Many experts recommend putting aside three to six months’ worth of living expenses for your emergency fund. While this might not be realistic at the outset, there is no reason to neglect putting some money aside for the proverbial rainy day. Even $50 or $100 a month will begin to add up, giving you a nice cushion if times get tough.
Hopefully, you will never be forced to dig into your emergency savings. However, you should have them ready in case the need arises.
Start Investing for the Future
It is hard to think about retirement when you are just beginning your professional career. However, starting to save for your golden years early will pay massive dividends later on.
For starters, your company may provide a 401(k) plan with matching contributions. Many companies offer this benefit, which means they will match the amount of money that you are contributing, up to a certain percentage. If this is the case, they are essentially offering you free money, and it would be a massive mistake to forgo these funds.
Even if your employer does not offer a 401(k), you can still sign-up for an Individual Retirement Account (IRA). Though IRAs lack employer contributions, they have a number of tax and savings benefits that can make them a very worthwhile mechanism to save for retirement.

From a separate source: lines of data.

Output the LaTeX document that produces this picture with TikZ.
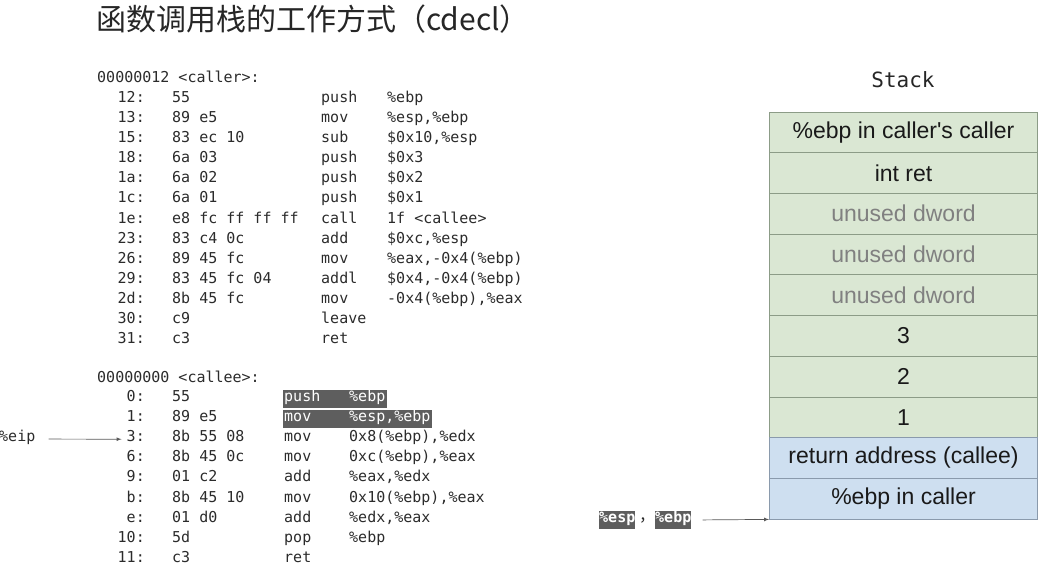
\documentclass[tikz,border=0pt]{standalone}
\usepackage{fontspec}
\setmainfont{Liberation Sans}
\setmonofont{DejaVu Sans Mono}
\newfontfamily\cjk{Noto Sans CJK SC}
\usetikzlibrary{arrows,backgrounds,positioning}
\definecolor{gfill}{HTML}{DAE7D3}
\definecolor{gline}{HTML}{8C9C87}
\definecolor{bfill}{HTML}{CEDFF0}
\definecolor{bline}{HTML}{8A9AAC}
\definecolor{codetext}{HTML}{2B2B2B}
\definecolor{hlgray}{HTML}{5E5E5E}

\begin{document}
\begin{tikzpicture}[
    x=1pt, y=-1pt,
    asm/.style={font=\ttfamily\fontsize{15}{18}\selectfont,text=codetext,
        inner sep=0pt,text height=11pt,text depth=6pt,anchor=west},
    hl/.style={text=white},
    nohl/.style={},
    hlbox/.style={fill=hlgray},
    tag/.style={asm,fill=hlgray,text=white,text height=12pt,text depth=6.5pt,
        font=\ttfamily\bfseries\fontsize{15}{18}\selectfont},
    gcell/.style={draw=gline,fill=gfill,line width=0.8pt,
        minimum width=268pt,minimum height=40.7pt,inner sep=0pt,
        font=\fontsize{23}{26}\selectfont,text=black!90},
    ucell/.style={gcell,text=black!50},
    bcell/.style={gcell,draw=bline,fill=bfill},
    ptr/.style={->,draw=black!65,line width=0.7pt},
    >=latex,
    ]
    \useasboundingbox (0,0) rectangle (1048,571);
    % title
    \node[font=\cjk\fontsize{30}{34}\selectfont,text=black!85,
        anchor=west,inner sep=0pt] (title) at (96,19)
        {函数调用栈的工作方式（cdecl）};
    % caller
    \node[asm] (caller) at (97,80) {00000012 <caller>:};
    \foreach \a/\b/\m/\o [count=\i] in {
        12/55/push/\%ebp,
        13/89 e5/mov/{\%esp,\%ebp},
        15/83 ec 10/sub/{\$0x10,\%esp},
        18/6a 03/push/\$0x3,
        1a/6a 02/push/\$0x2,
        1c/6a 01/push/\$0x1,
        1e/e8 fc ff ff ff/call/1f <callee>,
        23/83 c4 0c/add/{\$0xc,\%esp},
        26/89 45 fc/mov/{\%eax,-0x4(\%ebp)},
        29/83 45 fc 04/addl/{\$0x4,-0x4(\%ebp)},
        2d/8b 45 fc/mov/{-0x4(\%ebp),\%eax},
        30/c9/leave/{},
        31/c3/ret/{}}
    {
        \node[asm,anchor=east] (adr\i) at (145,99.8+20.12*\i-20.12) {\a:};
        \node[asm] (hex\i) at (172,99.8+20.12*\i-20.12) {\b};
        \node[asm] (mn\i) at (321,99.8+20.12*\i-20.12) {\m};
        \node[asm] (arg\i) at (387,99.8+20.12*\i-20.12) {\o};
    }
    % callee
    \node[asm] (callee) at (97,379.5) {00000000 <callee>:};
    \foreach \a/\b/\m/\o/\s [count=\i] in {
        0/55/push/\%ebp/hl,
        1/89 e5/mov/{\%esp,\%ebp}/hl,
        3/8b 55 08/mov/{0x8(\%ebp),\%edx}/nohl,
        6/8b 45 0c/mov/{0xc(\%ebp),\%eax}/nohl,
        9/01 c2/add/{\%eax,\%edx}/nohl,
        b/8b 45 10/mov/{0x10(\%ebp),\%eax}/nohl,
        e/01 d0/add/{\%edx,\%eax}/nohl,
        10/5d/pop/\%ebp/nohl,
        11/c3/ret/{}/nohl}
    {
        \node[asm,anchor=east] (cadr\i) at (145,399+20.12*\i-20.12) {\a:};
        \node[asm] (chex\i) at (172,399+20.12*\i-20.12) {\b};
        \node[asm,\s] (cmn\i) at (284,399+20.12*\i-20.12) {\m};
        \node[asm,\s] (carg\i) at (349,399+20.12*\i-20.12) {\o};
    }
    \begin{pgfonlayer}{background}
        \fill[hlbox] ([xshift=-1pt]cmn1.north west)
            rectangle ([xshift=1pt]carg1.south east);
        \fill[hlbox] ([xshift=-1pt]cmn2.north west)
            rectangle ([xshift=1pt]carg2.south east);
    \end{pgfonlayer}
    % instruction pointer
    \node[asm] (eip) at (-1,439) {\%eip};
    \draw[ptr,shorten <=13pt,shorten >=5pt] (eip) -- (cadr3);
    % stack
    \node[font=\ttfamily\fontsize{21}{24}\selectfont,text=black!85]
        (stk) at (903,80) {Stack};
    \foreach \t/\s [count=\i] in {
        \%ebp in caller\textquotesingle s caller/gcell,
        int ret/gcell,
        unused dword/ucell,
        unused dword/ucell,
        unused dword/ucell,
        3/gcell,
        2/gcell,
        1/gcell,
        return address (callee)/bcell,
        \%ebp in caller/bcell}
    {
        \node[\s] (s\i) at (903.5,91.65+40.7*\i) {\t};
    }
    % esp and ebp
    \node[tag] (esp) at (599,520) {\%esp};
    \node[anchor=west,inner sep=0pt,font=\cjk\fontsize{16}{18}\selectfont,
        text=codetext] (comma) at (639,520) {，};
    \node[tag] (ebp) at (655,520) {\%ebp};
    \draw[ptr,shorten <=11pt] (ebp.east) -- (s10.south west);
\end{tikzpicture}
\end{document}
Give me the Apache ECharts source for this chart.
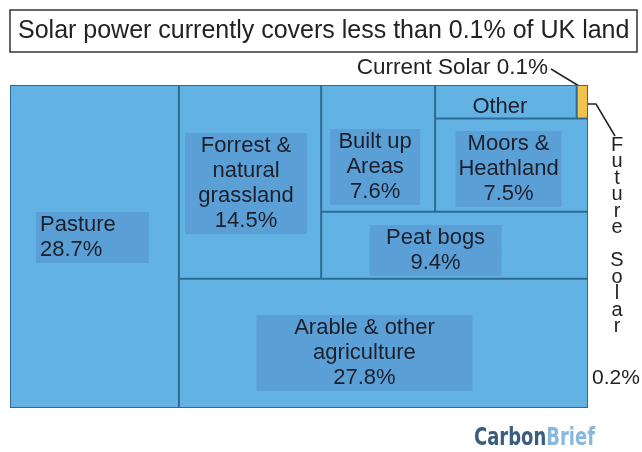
<!DOCTYPE html>
<html><head><meta charset="utf-8">
<script src="https://cdn.jsdelivr.net/npm/echarts@6/dist/echarts.min.js"></script>
<style>html,body{margin:0;padding:0;background:#fff}#c{width:642px;height:452px}</style>
</head><body><div id="c"></div>
<script>
// ---- data ----
const landUse = ['Pasture', 'Forrest & natural grassland', 'Built up Areas', 'Other', 'Future Solar', 'Moors & Heathland', 'Peat bogs', 'Arable & other agriculture'];
const sharePct = [28.7, 14.5, 7.6, 2.5, 0.2, 7.5, 9.4, 27.8];
const labelLines = [['Pasture'], ['Forrest &', 'natural', 'grassland'], ['Built up', 'Areas'], ['Other'], [], ['Moors &', 'Heathland'], ['Peat bogs'], ['Arable & other', 'agriculture']];
const showPct = [true, true, true, false, false, true, true, true];
// nesting of the non-pasture land (indices into landUse)
const restTree = [[1, [[2, [[3, 4], 5]], 6]], 7];
const titleText = 'Solar power currently covers less than 0.1% of UK land';
const currentSolarNote = 'Current Solar 0.1%';
const futureSolarWord = 'Future Solar';
const futureSolarPct = '0.2%';

// ---- styles ----
const FONT = "'Liberation Sans', Arial, sans-serif";
const CELL = '#62b3e3', EDGE = '#2c6b95', LBOX = '#5aa0d6', INK = '#1d1f2b';
const labelLook = {
  0: {w: 105, pad: [2, 4, 2, 4], align: 'left', off: [25, 126.5]},
  1: {w: 96, pad: [2, 13], off: [-4, 47.5]},
  2: {w: 74, pad: [2, 8], off: [-3, 43.5]},
  3: {w: 60, pad: [0, 0], off: [-6, 8], bg: 'transparent'},
  5: {w: 100, pad: [2, 3], off: [-3, 12]},
  6: {w: 100, pad: [2, 16], off: [-19, 12.7]},
  7: {w: 144, pad: [2, 36], off: [-19, 35.7]}
};

function leaf(i) {
  const look = labelLook[i];
  const lines = labelLines[i].concat(showPct[i] ? [sharePct[i] + '%'] : []);
  const text = lines.map(s => '{t|' + s + '}').join('\n');
  const item = {
    name: landUse[i],
    value: sharePct[i],
    itemStyle: {borderWidth: 1, borderColor: EDGE},
    label: {show: false}
  };
  if (i === 4) item.itemStyle.color = '#efc34d';
  if (look) {
    item.label = {
      show: true, position: 'inside', offset: look.off,
      formatter: () => text,
      rich: {t: {width: look.w, align: look.align || 'center', padding: look.pad,
        backgroundColor: look.bg || LBOX, fontSize: 22, lineHeight: 25,
        fontFamily: FONT, color: INK}}
    };
  }
  return item;
}
function build(node) {
  if (typeof node === 'number') return leaf(node);
  return {name: '', itemStyle: {borderWidth: 0}, children: node.map(build)};
}

const total = sharePct.reduce((a, b) => a + b, 0);
const X0 = 10, Y0 = 85, W = 578, H = 323;
const pastureW = W * sharePct[0] / total;

function tm(data, left, width) {
  return {
    type: 'treemap', left: left, top: Y0, width: width, height: H,
    roam: false, nodeClick: false, breadcrumb: {show: false},
    squareRatio: 2.0, sort: false, animation: false,
    levels: [{color: [CELL]}],
    itemStyle: {borderWidth: 0, gapWidth: 0, borderColor: EDGE},
    label: {show: true, padding: 0, color: INK, fontFamily: FONT, fontSize: 22},
    upperLabel: {show: false},
    emphasis: {disabled: true},
    data: data
  };
}

const LOGO_FONT = "'Liberation Sans Narrow', 'DejaVu Sans Condensed', sans-serif";
const chart = echarts.init(document.getElementById('c'));
chart.setOption({
  backgroundColor: '#fff',
  animation: false,
  title: {
    text: titleText, left: 10, top: 10, padding: [6, 8],
    borderColor: '#333', borderWidth: 1.5, backgroundColor: '#fff',
    textStyle: {fontFamily: FONT, fontSize: 25, fontWeight: 'normal', color: '#222', lineHeight: 30}
  },
  series: [
    tm([leaf(0)], X0, pastureW),
    tm(restTree.map(build), X0 + pastureW, W - pastureW)
  ],
  graphic: [
    {type: 'text', x: 548, y: 68, style: {text: currentSolarNote, align: 'right', verticalAlign: 'middle', font: "22.5px " + FONT, fill: '#222'}},
    {type: 'polyline', shape: {points: [[551, 69], [579, 86]]}, style: {stroke: '#222', lineWidth: 1.5, fill: null}},
    {type: 'polyline', shape: {points: [[588, 104], [596, 104], [615, 136]]}, style: {stroke: '#222', lineWidth: 1.5, fill: null}},
    {type: 'text', x: 617, y: 137, style: {text: futureSolarWord.split('').map(c => c === ' ' ? '' : c).join('\n'), align: 'center', verticalAlign: 'top', font: "20px " + FONT, lineHeight: 16.5, fill: '#222'}},
    {type: 'text', x: 616, y: 378, style: {text: futureSolarPct, align: 'center', verticalAlign: 'middle', font: "21px " + FONT, fill: '#222'}},
    {type: 'text', x: 595, y: 438, scaleX: 0.8, style: {
      text: '{a|Carbon}{b|Brief}', align: 'right', verticalAlign: 'middle',
      rich: {a: {fontFamily: LOGO_FONT, fontWeight: 'bold', fontSize: 25, fill: '#3b5e7e'},
             b: {fontFamily: LOGO_FONT, fontWeight: 'bold', fontSize: 25, fill: '#86b8dd'}}
    }}
  ]
});
</script></body></html>
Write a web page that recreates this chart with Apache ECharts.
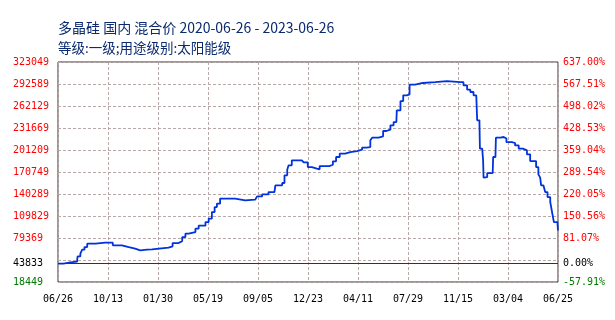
<!DOCTYPE html>
<html><head><meta charset="utf-8">
<script src="https://cdn.jsdelivr.net/npm/echarts@6/dist/echarts.min.js"></script>
<style>html,body{margin:0;padding:0;background:#fff}#c{width:615px;height:320px}</style>
</head><body><div id="c"></div>
<script>
const titleText = '多晶硅 国内 混合价 2020-06-26 - 2023-06-26';
const subText = '等级:一级;用途级别:太阳能级';
const xTickLabels = ['06/26','10/13','01/30','05/19','09/05','12/23','04/11','07/29','11/15','03/04','06/25'];
const totalDays = 1095;
const basePrice = 43833;
const yMin = 18449, yMax = 323049, yStep = 30460;
const days = [0,12,27,42,43,49,53,58,64,82,104,120,140,155,169,180,195,206,242,251,264,272,279,286,301,308,323,330,337,343,348,355,377,388,410,414,432,436,447,461,474,476,491,496,502,505,512,534,538,547,556,567,573,595,602,609,617,629,640,655,666,675,684,688,702,712,719,728,735,741,742,750,756,764,770,782,799,826,852,881,888,896,903,910,916,918,923,924,929,931,932,936,940,952,953,958,959,969,976,982,994,1001,1009,1018,1027,1034,1047,1052,1056,1058,1063,1067,1072,1078,1082,1086,1094,1095];
const prices = [43833,45600,46600,49400,53900,57700,63200,66800,71500,72900,72900,69200,66800,64600,62300,63200,63600,66000,67800,72400,75100,80700,85400,87600,92300,96500,101400,106200,115300,122200,126900,133900,133900,131500,130100,132500,132500,137000,139800,143000,143000,152300,155500,166100,174000,180000,186900,186900,184100,177600,175400,174400,179000,180900,185500,191500,196200,198400,199800,201700,204500,205300,214600,218300,220100,227500,229400,235400,239900,240900,256200,269000,276900,278300,291700,294000,295300,296700,295300,295300,290800,284800,281500,276900,276900,242300,237700,203100,200800,186900,162900,163800,169300,169300,191500,192400,218300,219200,217000,212200,210900,207600,203100,200800,195200,185900,177600,167500,162900,152300,149900,143000,136100,129200,115300,101400,98300,90000];

const lblFont = 'DejaVu Sans Mono';
const pct = v => ((v / basePrice - 1) * 100).toFixed(2) + '%';
const isHidden = v => Math.abs(v - (yMin + yStep)) < 1;
const labelColor = v => (Number(v) <= yMin + 1 ? '#007a00' : '#ff0000');
const gridDash = { color: '#b8a8a8', type: [3, 2], width: 1 };

const chart = echarts.init(document.getElementById('c'), null, { renderer: 'canvas' });
chart.setOption({
  animation: false,
  backgroundColor: '#fff',
  title: [
    { text: titleText, left: 58, top: 21, padding: 0,
      textStyle: { fontFamily: 'Noto Sans CJK SC', fontSize: 14, fontWeight: 'normal', color: '#0b2a6f' } },
    { text: subText, left: 58, top: 41, padding: 0,
      textStyle: { fontFamily: 'Noto Sans CJK SC', fontSize: 13.5, fontWeight: 'normal', color: '#0b2a6f' } }
  ],
  grid: { left: 58, right: 57, top: 62, bottom: 38, show: true, borderColor: '#333', borderWidth: 1, containLabel: false },
  xAxis: {
    type: 'value', min: 0, max: totalDays, interval: totalDays / 10,
    axisLine: { show: false }, axisTick: { show: false },
    splitLine: { show: true, lineStyle: gridDash },
    axisLabel: { showMinLabel: true, showMaxLabel: true, margin: 12, fontFamily: lblFont, fontSize: 10, color: '#000',
      formatter: v => xTickLabels[Math.round(v / (totalDays / 10))] }
  },
  yAxis: [
    { type: 'value', position: 'left', min: yMin, max: yMax, interval: yStep,
      axisLine: { show: false }, axisTick: { show: false },
      splitLine: { show: true, lineStyle: gridDash },
      axisLabel: { align: 'left', margin: 45, fontFamily: lblFont, fontSize: 10,
        formatter: v => isHidden(v) ? '' : String(Math.round(v)), color: labelColor } },
    { type: 'value', position: 'right', min: yMin, max: yMax, interval: yStep,
      axisLine: { show: false }, axisTick: { show: false }, splitLine: { show: false },
      axisLabel: { align: 'left', margin: 5, fontFamily: lblFont, fontSize: 10,
        formatter: v => isHidden(v) ? '' : pct(v), color: labelColor } },
    { type: 'value', position: 'left', min: yMin, max: yMax, interval: basePrice - yMin,
      axisLine: { show: false }, axisTick: { show: false }, splitLine: { show: false },
      axisLabel: { align: 'left', margin: 45, fontFamily: lblFont, fontSize: 10, color: '#000',
        showMinLabel: false, showMaxLabel: false,
        formatter: v => Math.abs(v - basePrice) < 1 ? String(basePrice) : '' } },
    { type: 'value', position: 'right', min: yMin, max: yMax, interval: basePrice - yMin,
      axisLine: { show: false }, axisTick: { show: false }, splitLine: { show: false },
      axisLabel: { align: 'left', margin: 5, fontFamily: lblFont, fontSize: 10, color: '#000',
        showMinLabel: false, showMaxLabel: false,
        formatter: v => Math.abs(v - basePrice) < 1 ? pct(v) : '' } }
  ],
  series: [{
    type: 'line', yAxisIndex: 0, step: 'end', showSymbol: false, symbol: 'none',
    lineStyle: { color: '#0033dd', width: 1.8 },
    data: days.map((d, i) => [d, prices[i]]),
    markLine: { silent: true, symbol: 'none', label: { show: false },
      lineStyle: { color: '#333', type: 'solid', width: 1 },
      data: [{ yAxis: basePrice }] },
    z: 3
  }]
});
</script></body></html>
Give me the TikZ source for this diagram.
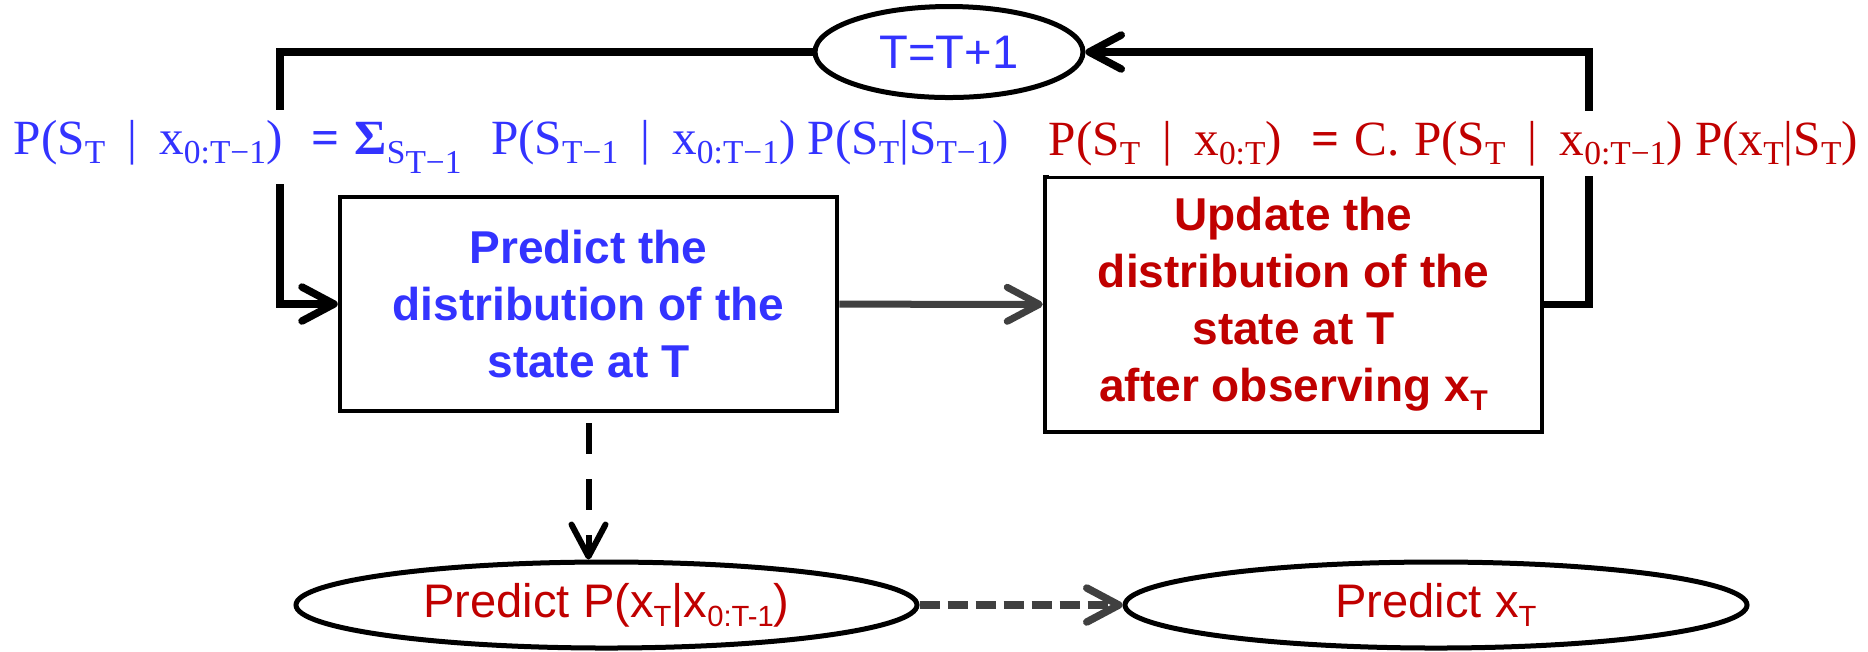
\documentclass[tikz,border=0pt]{standalone}
\usepackage{graphicx}
\usepackage{fontspec}
\setmainfont{Liberation Serif}
\newfontfamily\arialfont{Liberation Sans}
\usetikzlibrary{arrows.meta,shapes.geometric}

\definecolor{predblue}{RGB}{51,51,255}
\definecolor{updred}{RGB}{192,0,0}
\definecolor{darkgrey}{RGB}{64,64,64}
\newcommand{\lo}[1]{\raisebox{-0.2em}{\scalebox{0.62}{#1}}}
\newcommand{\slo}[1]{\raisebox{-0.2em}{\scalebox{0.68}{#1}}}
\newcommand{\fgap}{\hspace{0.45em}}

\begin{document}
\begin{tikzpicture}[
	barb/.style={-{Straight Barb[length=0.32cm,width=0.34cm,round]}},
	box/.style={draw, line width=0.045cm, align=center, inner sep=0pt, font=\arialfont\bfseries\fontsize{13.1}{16.2}\selectfont},
	oval/.style={draw, ellipse, line width=0.05cm, inner sep=0pt, font=\arialfont\fontsize{13.4}{16}\selectfont},
	formula/.style={fill=white, anchor=base west, inner xsep=0pt, inner ysep=0.1cm, font=\fontsize{14}{16}\selectfont},
	loopline/.style={line width=0.075cm},
	greyline/.style={draw=darkgrey, line width=0.07cm},
	dashline/.style={line width=0.06cm, dash pattern=on 0.31cm off 0.25cm},
	greydash/.style={draw=darkgrey, line width=0.075cm, dash pattern=on 0.2cm off 0.08cm}]
	\path[fill=white] (0,0) rectangle (18.68,-6.51);

	\node[box, minimum width=4.97cm, minimum height=2.14cm, text=predblue] (pred) at (5.885,-3.04) {Predict the\\distribution of the\\state at T};
	\node[box, minimum width=4.97cm, minimum height=2.55cm, text=updred] (upd) at (12.935,-3.045) {Update the\\distribution of the\\state at T\\after observing x\lo{T}};
	\node[oval, minimum width=2.68cm, minimum height=0.91cm, text=predblue] (tinc) at (9.49,-0.52) {T=T+1};
	\node[oval, minimum width=6.21cm, minimum height=0.86cm, text=updred] (pobs) at (6.065,-6.05) {Predict P(x\lo{T}|x\lo{0:T-1})};
	\node[oval, minimum width=6.22cm, minimum height=0.86cm, text=updred] (pxt) at (14.36,-6.05) {Predict x\lo{T}};
	\coordinate (lturn) at (2.80,-0.52);
	\coordinate (rturn) at (15.89,-0.52);

	\draw[loopline, barb] (tinc) -- (lturn) |- (pred);
	\draw[loopline, barb] (upd) -| (rturn) -- (tinc);
	\draw[greyline, barb] (pred) -- (upd);
	\draw[dashline, barb] ([yshift=-0.1cm]pred.south) -- (pred.south |- pobs.north);
	\draw[greydash, barb] (pobs) -- (pxt);

	\node[formula, text=predblue] (prior) at (0.13,-1.54) {P(S\slo{T}\fgap|\fgap x\slo{0:T−1})\hspace{0.6em}\textbf{=}\hspace{0.3em}\textbf{Σ}\slo{S\raisebox{-0.3em}{T−1}}\hspace{0.6em}P(S\slo{T−1}\fgap|\fgap x\slo{0:T−1})\hspace{0.25em}P(S\slo{T}|S\slo{T−1})};
	\node[formula, text=updred] (posterior) at (10.48,-1.55) {P(S\slo{T}\fgap|\fgap x\slo{0:T})\hspace{0.6em}\textbf{=}\hspace{0.3em}C.\hspace{0.3em}P(S\slo{T}\fgap|\fgap x\slo{0:T−1})\hspace{0.25em}P(x\slo{T}|S\slo{T})};
\end{tikzpicture}
\end{document}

The magic of compound interest provides a compelling reason to begin saving as early as possible, as the amount of money that will be accrued over time begins to ramp up dramatically as your interest creates its own set of earnings. You can plug various numbers in the TipRanks’ compound interest calculator to get a sense of how this works in practice, and see why starting to save for your retirement from your very first paycheck is a decision you will not regret.
Conclusion: Being Smart With Your Monies
Joining the workforce is a clear and unmistakable sign that you are well on your way to adulthood. Along with this newfound responsibility is the need to be accountable with your monies from the very beginning.
This means making a budget to ensure that you are devoting monies to pay for your immediate day-to-day needs. It also includes repaying any monies you might owe, while also thinking about future liabilities that may pop up without warning.
Lastly, it will greatly benefit you to listen to the age-old wisdom of Fleetwood Mac and, “Don’t stop thinking about tomorrow.” While it is difficult for the newly employed to visualize retirement, the more you put away today, the better off your finances will be going forward.